The draft bill about court reform was adopted on Thursday. It contained a number of legislative amendments which the government claims will help depoliticizing the courts. The most important change in the reform is that the president and executive government won’t have a right to appoint their own candidates to the High Council of Justice, a body governs the courts in Georgia. Furthermore, the chairman of the Supreme Court will no longer have the right to also chair the High Council of Justice.
After the Council of Europe’s Venice Commission studied the draft bill and gave its recommendations, the bill’s authors adjusted their proposal and presented a revised version of it. But the opposition did not support this draft, and is now demanding that the president blocks the bill.

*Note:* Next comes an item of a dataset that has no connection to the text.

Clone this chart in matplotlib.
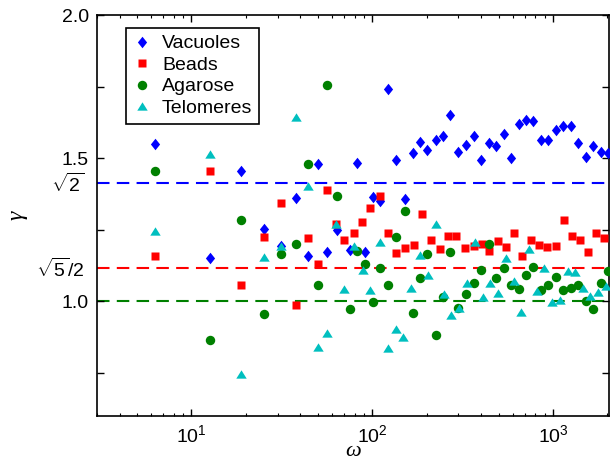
import numpy as np
import matplotlib
matplotlib.use('Agg')
import matplotlib.pyplot as plt
from matplotlib.ticker import FixedLocator, FixedFormatter

# omega grid shared by vacuoles and agarose
omega_va = [6.28, 12.6, 18.8, 25.1, 31.4, 37.7, 44.0, 50.3, 56.5, 64.0,
            75.2, 81.9, 91.5, 100.7, 110.4, 121.5, 135.7, 151.4, 167.4, 183,
            202, 224, 246, 271, 300, 330, 364, 401, 440, 484,
            534, 586, 645, 709, 780, 859, 942, 1039, 1140, 1254,
            1380, 1522, 1670, 1832, 2016]
gamma_vacuoles = [1.551, 1.153, 1.457, 1.254, 1.193, 1.361, 1.160, 1.480, 1.174, 1.251,
                  1.179, 1.484, 1.173, 1.365, 1.349, 1.741, 1.495, 1.358, 1.518, 1.557,
                  1.527, 1.562, 1.579, 1.652, 1.522, 1.547, 1.577, 1.494, 1.552, 1.544,
                  1.583, 1.502, 1.621, 1.634, 1.631, 1.564, 1.562, 1.599, 1.611, 1.611,
                  1.553, 1.505, 1.544, 1.523, 1.518]
gamma_agarose = [1.457, 0.865, 1.286, 0.956, 1.167, 1.199, 1.480, 1.056, 1.756, 1.369,
                 0.973, 1.176, 1.130, 0.998, 1.118, 1.059, 1.225, 1.315, 0.961, 1.082,
                 1.167, 0.884, 1.014, 1.174, 0.978, 1.025, 1.064, 1.110, 1.201, 1.082,
                 1.117, 1.057, 1.042, 1.091, 1.120, 1.039, 1.059, 1.085, 1.039, 1.046,
                 1.056, 1.003, 0.975, 1.065, 1.105]

omega_beads = [6.28, 12.6, 18.8, 25.1, 31.4, 37.7, 44.0, 50.3, 56.5, 62.8,
               69.4, 78.8, 88.1, 97.5, 110.7, 122.3, 135.7, 152.2, 170.9, 188.9,
               212.1, 237.5, 264, 291.2, 327.7, 363.8, 402.7, 444.6, 496.2, 550,
               611.2, 674.2, 755.8, 840.2, 927.8, 1039, 1154, 1274, 1411, 1563,
               1728, 1916]
gamma_beads = [1.158, 1.457, 1.056, 1.225, 1.343, 0.986, 1.221, 1.131, 1.388, 1.270,
               1.216, 1.238, 1.276, 1.325, 1.369, 1.239, 1.168, 1.186, 1.196, 1.304,
               1.214, 1.183, 1.230, 1.230, 1.186, 1.193, 1.200, 1.175, 1.210, 1.189,
               1.239, 1.158, 1.216, 1.196, 1.189, 1.193, 1.286, 1.228, 1.214, 1.172,
               1.239, 1.221]

omega_telo = [6.28, 12.6, 18.8, 25.1, 31.4, 37.7, 44.0, 50.3, 56.5, 62.8,
              69.4, 78.8, 88.4, 97.5, 110.4, 123, 135.7, 148.9, 164.3, 183.2,
              202.9, 224.6, 249.9, 274.2, 303.6, 335.3, 371.2, 408.3, 449.3, 495.5,
              550, 605, 668.3, 739.8, 815.9, 897.5, 988.6, 1090.5, 1204, 1328,
              1464, 1612, 1780, 1963]
gamma_telo = [1.245, 1.516, 0.746, 1.156, 1.193, 1.644, 1.402, 0.842, 0.891, 1.272,
              1.044, 1.195, 1.111, 1.039, 1.206, 0.836, 0.905, 0.875, 1.047, 1.161,
              1.094, 1.272, 1.027, 0.951, 0.978, 1.066, 1.206, 1.017, 1.066, 1.028,
              1.151, 1.071, 0.963, 1.184, 1.038, 1.117, 0.997, 1.004, 1.106, 1.102,
              1.048, 1.018, 1.033, 1.053]

ref_levels = [np.sqrt(2), np.sqrt(5) / 2, 1.0]
ref_colors = ['b', 'r', 'g']

plt.rcParams['font.family'] = 'Liberation Sans'
plt.rcParams['mathtext.fontset'] = 'custom'
plt.rcParams['mathtext.rm'] = 'Liberation Sans'
plt.rcParams['mathtext.it'] = 'Liberation Sans:italic'

fig = plt.figure(figsize=(6.13, 4.68), dpi=100)
ax = fig.add_axes([0.1582, 0.1111, 0.8352, 0.8568])

diamond = [(0, 1), (0.8, 0), (0, -1), (-0.8, 0), (0, 1)]
triangle = [(0, 0.8), (1, -0.8), (-1, -0.8), (0, 0.8)]

for lev, c in zip(ref_levels, ref_colors):
    ax.axhline(lev, color=c, lw=1.5, dashes=(6, 3.5), zorder=1)

ax.plot(omega_va, gamma_vacuoles, ls='none', marker=diamond, ms=8.3, color='b',
        mec='none', label='Vacuoles', zorder=3)
ax.plot(omega_beads, gamma_beads, ls='none', marker='s', ms=6, color='r',
        mec='none', label='Beads', zorder=3)
ax.plot(omega_va, gamma_agarose, ls='none', marker='o', ms=6.8, color='g',
        mec='none', label='Agarose', zorder=3)
ax.plot(omega_telo, gamma_telo, ls='none', marker=triangle, ms=7.5, color='c',
        mec='none', label='Telomeres', zorder=3)

ax.set_xscale('log')
ax.set_xlim(3, 2040)
ax.set_ylim(0.6, 2.0)

ax.set_yticks([0.75, 1.0, 1.25, 1.5, 1.75, 2.0])
ax.set_yticklabels(['', '1.0', '', '1.5', '', '2.0'])
ax.yaxis.set_minor_locator(FixedLocator([np.sqrt(5) / 2, np.sqrt(2)]))
ax.yaxis.set_minor_formatter(FixedFormatter([r'$\sqrt{5}/2$', r'$\sqrt{2}$']))

ax.tick_params(which='both', direction='in', top=True, right=True, labelsize=14)
ax.tick_params(which='major', length=5, width=1, pad=6)
ax.tick_params(which='minor', axis='x', length=2.5, width=0.8)
ax.tick_params(which='minor', axis='y', length=0, pad=9)
for s in ax.spines.values():
    s.set_linewidth(1.2)

ax.set_xlabel('ω', fontfamily='Liberation Serif', style='italic', fontsize=16, labelpad=-3)
ax.set_ylabel('γ', fontfamily='Liberation Serif', style='italic', fontsize=17, labelpad=6)

leg = ax.legend(loc='upper left', bbox_to_anchor=(0.0566, 0.9676), borderaxespad=0,
                fontsize=14, fancybox=False, edgecolor='k', framealpha=1,
                handlelength=1.0, handletextpad=0.5, labelspacing=0.2, borderpad=0.35)
leg.get_frame().set_linewidth(1.2)

fig.savefig('out.png', dpi=100)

Giorgi Baramidze, a member of parliament from the United National Movement party, says he hopes that the president will use his power granted by the constitution to block the draft.
The second draft expected to be blocked by Saakashvili is the amendments to the Law on the Occupied Territories.
According to the current edition of the law, a person can only enter Georgia’s occupied territories after obtaining official permission from Tbilisi. If someone violates this condition, it is a criminal violation punished under the criminal code. This law was adopted after the war with Russia in August, 2008, and since then about 400 persons have been detained under this charge; however the majority of them were released after they paid a fine.
Bidzina Ivanishvili’s government claims that many people might not know that it is prohibited to enter breakaway Abkhazia and South Ossetia without official permission from Georgia and that they might be jailed. That’s why the new bill instead suggests that a person should pay a USD 240 fine for the first time offense, but if it is repeated, he or she will be detained.
MPs have discussed this bill for several weeks, and it should have been adopted last week, but was postponed, as Saakashvili’s party members are against it. Even though the Georgian Dream coalition has enough votes to adopt the law, they are still trying to negotiate. Davit Usupashvili, Speaker of Parliament, says that ‘important laws should be adopted through agreement.’
UNM members are still against the draft and the president is going to use his right of veto for this law as well.
“I remember what the Foreign Affairs Minister of Russia advised to Ivansihvili, to review the law on Occupied Territories,” Irma Nadirashvili from UNM says. “By revising this law, the majority does what he said. That’s why I do not exclude that the president will use his right of veto, but it is for him to decide.”
The third bill is about how to appoint the management of the Georgian Public Broadcaster. The bill aims to avoid politically motivated decision and prevent the GPB from working for the interests of a single party, which some would say it has been doing while Saakashvili held government power, although his party members deny it.
However, recently a member of the UNM appointed a recently dismissed chairman of news department of GPB as gamgebeli (local government head) in one of the regions in Georgia.
Those are the three bills which Saakashvili may block and it is expected that he will, as he has repeatedly expressed criticism of those bills.
In the end of 2012, Saakashvili vetoed an amnesty bill, but parliament overturned his veto and the law went into force in mid-January. Since then, about ten MPs have left his party’s factions in parliament. At present, the ruling coalition will have no problems overturning the president’s veto.